Father reached into his breast pocket and showed the man a red ID card. The constable examined it. His face contorted, and then brightened. The man handed back the card with a full-faced smile, rubbing his hand around his temple.

“Oga, will you do us well?” the man said. “You know say na you be, oga.”

The man’s subtle request for a bribe irked Father, who was an ardent hater of all forms of corruption plaguing the Nigerian nation; he would often rail against it.

“I don’t have time for this,” Father said. “My child is missing.”

“Ah!” the officer cried, as though suddenly faced with a grim epiphany. “So you are the father of those boys?” he asked reflexively. Then, as if suddenly realizing what he’d said, “Sorry for that, sir. Please wait, sir.”

The officer called at someone and another officer emerged from the passageway, stamping his feet in an awkward way. He stamped to a halt, raised his hand to the side of his lean, swarthy face, held his fingers straight above his ear and dropped the hand against the side of his leg.

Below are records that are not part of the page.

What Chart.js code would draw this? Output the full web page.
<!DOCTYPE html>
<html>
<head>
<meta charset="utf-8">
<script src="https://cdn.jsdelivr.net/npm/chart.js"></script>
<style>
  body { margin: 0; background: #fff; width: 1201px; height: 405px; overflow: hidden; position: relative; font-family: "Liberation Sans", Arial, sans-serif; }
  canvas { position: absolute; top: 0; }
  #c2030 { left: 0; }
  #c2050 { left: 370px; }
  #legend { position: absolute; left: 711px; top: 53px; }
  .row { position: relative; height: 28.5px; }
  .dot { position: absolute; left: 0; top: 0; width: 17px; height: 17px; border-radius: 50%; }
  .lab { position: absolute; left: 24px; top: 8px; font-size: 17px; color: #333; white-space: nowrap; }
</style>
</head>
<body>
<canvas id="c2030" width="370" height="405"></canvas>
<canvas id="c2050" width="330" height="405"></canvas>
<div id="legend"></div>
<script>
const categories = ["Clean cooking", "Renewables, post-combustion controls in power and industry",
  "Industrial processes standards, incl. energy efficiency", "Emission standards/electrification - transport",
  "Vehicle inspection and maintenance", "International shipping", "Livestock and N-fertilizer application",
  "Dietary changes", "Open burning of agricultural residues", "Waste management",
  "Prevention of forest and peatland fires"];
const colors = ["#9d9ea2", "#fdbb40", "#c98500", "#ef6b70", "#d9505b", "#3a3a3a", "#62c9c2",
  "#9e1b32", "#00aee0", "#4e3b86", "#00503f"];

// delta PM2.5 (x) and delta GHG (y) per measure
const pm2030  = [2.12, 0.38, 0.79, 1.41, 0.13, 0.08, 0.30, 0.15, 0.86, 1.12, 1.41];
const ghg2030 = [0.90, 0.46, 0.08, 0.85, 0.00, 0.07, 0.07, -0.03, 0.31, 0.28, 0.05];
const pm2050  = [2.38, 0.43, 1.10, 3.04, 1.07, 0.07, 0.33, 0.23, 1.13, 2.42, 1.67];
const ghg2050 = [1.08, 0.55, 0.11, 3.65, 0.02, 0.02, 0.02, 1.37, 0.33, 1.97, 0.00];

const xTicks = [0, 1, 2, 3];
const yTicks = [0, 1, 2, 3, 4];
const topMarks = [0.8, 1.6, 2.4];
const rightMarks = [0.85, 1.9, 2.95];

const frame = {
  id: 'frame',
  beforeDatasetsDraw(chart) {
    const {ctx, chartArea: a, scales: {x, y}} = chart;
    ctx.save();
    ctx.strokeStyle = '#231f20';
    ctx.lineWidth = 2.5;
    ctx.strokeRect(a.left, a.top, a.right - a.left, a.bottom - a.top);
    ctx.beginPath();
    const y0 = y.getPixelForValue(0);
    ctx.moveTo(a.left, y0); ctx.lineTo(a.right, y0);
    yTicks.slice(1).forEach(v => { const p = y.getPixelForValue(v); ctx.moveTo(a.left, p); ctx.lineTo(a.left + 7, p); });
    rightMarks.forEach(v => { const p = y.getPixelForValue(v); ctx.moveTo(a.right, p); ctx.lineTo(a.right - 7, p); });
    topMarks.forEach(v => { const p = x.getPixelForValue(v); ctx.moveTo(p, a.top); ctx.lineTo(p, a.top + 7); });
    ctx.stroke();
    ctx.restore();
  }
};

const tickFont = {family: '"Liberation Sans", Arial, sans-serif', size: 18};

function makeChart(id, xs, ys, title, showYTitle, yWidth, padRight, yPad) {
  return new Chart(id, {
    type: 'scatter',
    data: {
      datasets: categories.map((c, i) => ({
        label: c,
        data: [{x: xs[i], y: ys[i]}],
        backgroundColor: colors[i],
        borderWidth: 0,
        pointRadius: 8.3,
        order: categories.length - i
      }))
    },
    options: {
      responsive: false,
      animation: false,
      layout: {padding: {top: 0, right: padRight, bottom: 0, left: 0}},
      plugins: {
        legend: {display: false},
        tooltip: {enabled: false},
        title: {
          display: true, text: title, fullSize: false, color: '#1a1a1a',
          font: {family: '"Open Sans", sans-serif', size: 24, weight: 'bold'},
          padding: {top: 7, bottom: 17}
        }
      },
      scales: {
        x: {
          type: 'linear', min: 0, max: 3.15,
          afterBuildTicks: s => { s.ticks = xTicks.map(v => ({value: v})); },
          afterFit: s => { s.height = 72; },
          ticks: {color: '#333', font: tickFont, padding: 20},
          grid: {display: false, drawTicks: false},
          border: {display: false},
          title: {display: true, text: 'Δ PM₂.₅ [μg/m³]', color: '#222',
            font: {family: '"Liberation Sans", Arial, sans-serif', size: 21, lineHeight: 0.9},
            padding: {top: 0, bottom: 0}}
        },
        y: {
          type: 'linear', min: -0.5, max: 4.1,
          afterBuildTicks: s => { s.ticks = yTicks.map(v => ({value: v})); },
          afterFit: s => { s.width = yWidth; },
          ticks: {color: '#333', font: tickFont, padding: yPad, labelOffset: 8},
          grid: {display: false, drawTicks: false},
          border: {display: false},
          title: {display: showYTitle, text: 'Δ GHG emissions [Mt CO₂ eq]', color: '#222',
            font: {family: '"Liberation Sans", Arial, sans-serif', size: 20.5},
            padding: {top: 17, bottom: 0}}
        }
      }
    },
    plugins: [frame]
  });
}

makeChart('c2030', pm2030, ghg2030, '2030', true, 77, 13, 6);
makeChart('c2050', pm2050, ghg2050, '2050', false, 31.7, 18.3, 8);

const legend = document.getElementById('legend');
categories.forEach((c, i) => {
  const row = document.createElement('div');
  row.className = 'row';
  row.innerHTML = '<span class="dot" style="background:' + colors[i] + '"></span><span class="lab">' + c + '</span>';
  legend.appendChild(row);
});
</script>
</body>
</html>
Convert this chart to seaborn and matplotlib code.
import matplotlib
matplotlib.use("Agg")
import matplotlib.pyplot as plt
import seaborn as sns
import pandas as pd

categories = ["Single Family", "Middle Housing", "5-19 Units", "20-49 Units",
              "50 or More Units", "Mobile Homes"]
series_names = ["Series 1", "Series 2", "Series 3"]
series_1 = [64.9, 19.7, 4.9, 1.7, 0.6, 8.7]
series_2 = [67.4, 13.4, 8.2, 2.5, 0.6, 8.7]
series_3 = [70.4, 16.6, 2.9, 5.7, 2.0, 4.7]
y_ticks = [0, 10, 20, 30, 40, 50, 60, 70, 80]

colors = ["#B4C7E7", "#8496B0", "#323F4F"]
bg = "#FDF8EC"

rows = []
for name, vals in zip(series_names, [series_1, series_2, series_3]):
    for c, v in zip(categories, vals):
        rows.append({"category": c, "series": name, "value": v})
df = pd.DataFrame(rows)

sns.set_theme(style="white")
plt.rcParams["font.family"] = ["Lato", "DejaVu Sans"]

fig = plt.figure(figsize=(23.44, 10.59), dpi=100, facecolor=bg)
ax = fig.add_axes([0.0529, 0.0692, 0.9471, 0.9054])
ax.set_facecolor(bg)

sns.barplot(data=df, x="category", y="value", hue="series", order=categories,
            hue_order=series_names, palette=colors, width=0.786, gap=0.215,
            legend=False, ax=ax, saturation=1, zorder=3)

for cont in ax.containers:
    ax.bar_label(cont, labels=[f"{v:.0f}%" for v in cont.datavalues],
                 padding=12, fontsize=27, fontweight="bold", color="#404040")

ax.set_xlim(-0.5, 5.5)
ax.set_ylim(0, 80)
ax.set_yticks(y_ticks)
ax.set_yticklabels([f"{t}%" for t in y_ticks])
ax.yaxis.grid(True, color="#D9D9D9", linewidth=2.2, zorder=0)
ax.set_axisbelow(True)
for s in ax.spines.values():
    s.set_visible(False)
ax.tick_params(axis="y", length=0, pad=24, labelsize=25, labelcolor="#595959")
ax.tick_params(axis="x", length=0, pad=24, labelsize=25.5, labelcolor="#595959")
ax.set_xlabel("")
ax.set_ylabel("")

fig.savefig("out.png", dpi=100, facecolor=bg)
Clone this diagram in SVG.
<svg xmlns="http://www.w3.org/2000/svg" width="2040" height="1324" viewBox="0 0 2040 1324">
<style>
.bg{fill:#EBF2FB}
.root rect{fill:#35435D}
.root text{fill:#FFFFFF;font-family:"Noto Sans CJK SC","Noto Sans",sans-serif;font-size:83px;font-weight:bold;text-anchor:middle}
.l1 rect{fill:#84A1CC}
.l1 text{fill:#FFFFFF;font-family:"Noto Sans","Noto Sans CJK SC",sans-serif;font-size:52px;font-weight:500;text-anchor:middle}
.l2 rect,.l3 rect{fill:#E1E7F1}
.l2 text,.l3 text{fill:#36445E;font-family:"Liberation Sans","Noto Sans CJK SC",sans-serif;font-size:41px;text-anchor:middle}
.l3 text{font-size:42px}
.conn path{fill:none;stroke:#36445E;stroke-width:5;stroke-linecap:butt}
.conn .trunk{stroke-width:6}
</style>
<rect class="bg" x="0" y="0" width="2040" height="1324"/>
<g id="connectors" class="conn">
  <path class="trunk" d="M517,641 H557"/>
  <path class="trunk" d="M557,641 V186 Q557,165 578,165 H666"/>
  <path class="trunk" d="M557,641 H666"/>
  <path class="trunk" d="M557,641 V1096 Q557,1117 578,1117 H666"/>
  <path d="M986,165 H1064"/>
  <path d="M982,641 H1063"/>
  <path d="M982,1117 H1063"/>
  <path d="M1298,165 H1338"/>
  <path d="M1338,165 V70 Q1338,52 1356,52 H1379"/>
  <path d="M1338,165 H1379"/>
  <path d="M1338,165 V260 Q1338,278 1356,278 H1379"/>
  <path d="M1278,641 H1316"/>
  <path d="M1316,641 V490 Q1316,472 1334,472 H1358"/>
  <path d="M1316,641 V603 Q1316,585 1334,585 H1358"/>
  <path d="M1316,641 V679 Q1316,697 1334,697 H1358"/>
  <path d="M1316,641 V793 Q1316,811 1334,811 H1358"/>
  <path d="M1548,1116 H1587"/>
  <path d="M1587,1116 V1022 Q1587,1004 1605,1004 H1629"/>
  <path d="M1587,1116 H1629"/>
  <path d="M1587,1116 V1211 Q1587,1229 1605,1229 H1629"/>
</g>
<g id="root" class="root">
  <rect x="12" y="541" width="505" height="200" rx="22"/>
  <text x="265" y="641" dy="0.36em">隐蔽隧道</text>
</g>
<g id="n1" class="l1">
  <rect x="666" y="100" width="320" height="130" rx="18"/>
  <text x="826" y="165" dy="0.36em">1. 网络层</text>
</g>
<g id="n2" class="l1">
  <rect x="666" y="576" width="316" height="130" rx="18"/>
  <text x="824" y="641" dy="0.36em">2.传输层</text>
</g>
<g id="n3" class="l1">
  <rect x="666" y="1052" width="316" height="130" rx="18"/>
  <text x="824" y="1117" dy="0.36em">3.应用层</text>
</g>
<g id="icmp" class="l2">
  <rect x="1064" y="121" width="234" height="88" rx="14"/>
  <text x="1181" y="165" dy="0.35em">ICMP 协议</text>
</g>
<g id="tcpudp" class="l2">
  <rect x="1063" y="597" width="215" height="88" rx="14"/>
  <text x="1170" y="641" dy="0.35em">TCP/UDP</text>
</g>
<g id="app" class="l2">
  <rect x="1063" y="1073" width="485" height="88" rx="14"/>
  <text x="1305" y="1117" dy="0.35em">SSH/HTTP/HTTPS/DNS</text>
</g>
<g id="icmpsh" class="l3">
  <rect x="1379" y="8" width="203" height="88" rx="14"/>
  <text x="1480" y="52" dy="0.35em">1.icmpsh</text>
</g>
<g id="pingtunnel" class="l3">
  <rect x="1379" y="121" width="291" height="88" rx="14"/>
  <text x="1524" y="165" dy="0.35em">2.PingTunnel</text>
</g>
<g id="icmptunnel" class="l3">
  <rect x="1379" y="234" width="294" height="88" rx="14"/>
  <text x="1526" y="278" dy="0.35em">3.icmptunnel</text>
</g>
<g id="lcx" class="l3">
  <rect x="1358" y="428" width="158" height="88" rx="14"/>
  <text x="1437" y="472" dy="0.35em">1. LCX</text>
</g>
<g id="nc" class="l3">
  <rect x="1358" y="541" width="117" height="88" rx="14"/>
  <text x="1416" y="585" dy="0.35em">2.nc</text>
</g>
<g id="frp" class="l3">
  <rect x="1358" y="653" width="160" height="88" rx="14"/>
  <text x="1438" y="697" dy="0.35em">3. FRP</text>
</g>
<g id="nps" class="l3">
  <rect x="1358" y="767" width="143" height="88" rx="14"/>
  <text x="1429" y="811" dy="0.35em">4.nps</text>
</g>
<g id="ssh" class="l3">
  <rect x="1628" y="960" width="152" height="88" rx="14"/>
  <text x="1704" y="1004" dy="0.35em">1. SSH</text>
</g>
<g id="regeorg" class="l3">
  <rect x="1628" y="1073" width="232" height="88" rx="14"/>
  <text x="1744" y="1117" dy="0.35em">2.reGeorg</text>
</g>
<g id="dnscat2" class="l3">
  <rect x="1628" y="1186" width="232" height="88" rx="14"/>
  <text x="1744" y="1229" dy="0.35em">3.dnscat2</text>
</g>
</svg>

“Take him to Oga DPO’s office,” the first officer ordered in English.

“Yes, sir!” the junior officer cried and stamped his feet on the floor again.

The officer, who seemed oddly familiar, came forward towards us, his countenance fallen.

“I’m sorry, sir, but we will be conducting a brief search on you before you go in,” he said.

He passed his hand over Father’s body, up to his trouser pockets, frisking. He stared at me, seeming to scan me with his eyes for a while and then he asked if I had anything in my pocket. I shook my head. Convinced, he turned away from me and repeated the salute with his hand cupped above his ear again and cried “All correct, sir!” to the other officer.

The latter gave a curt nod and, gesturing that we follow him, ushered us into the hall.

The Deputy was a slender and very tall man with a striking facial structure. He had a broad forehead that seemed to spread wide like a slate over his face. His eyes were deep-set and his brows bulged as if swollen. He swiftly rose to his feet when we entered.

“Mr Agwu, right?” he said, stretching his hand to shake Father’s.

“Yes and my son, Benjamin,” Father muttered.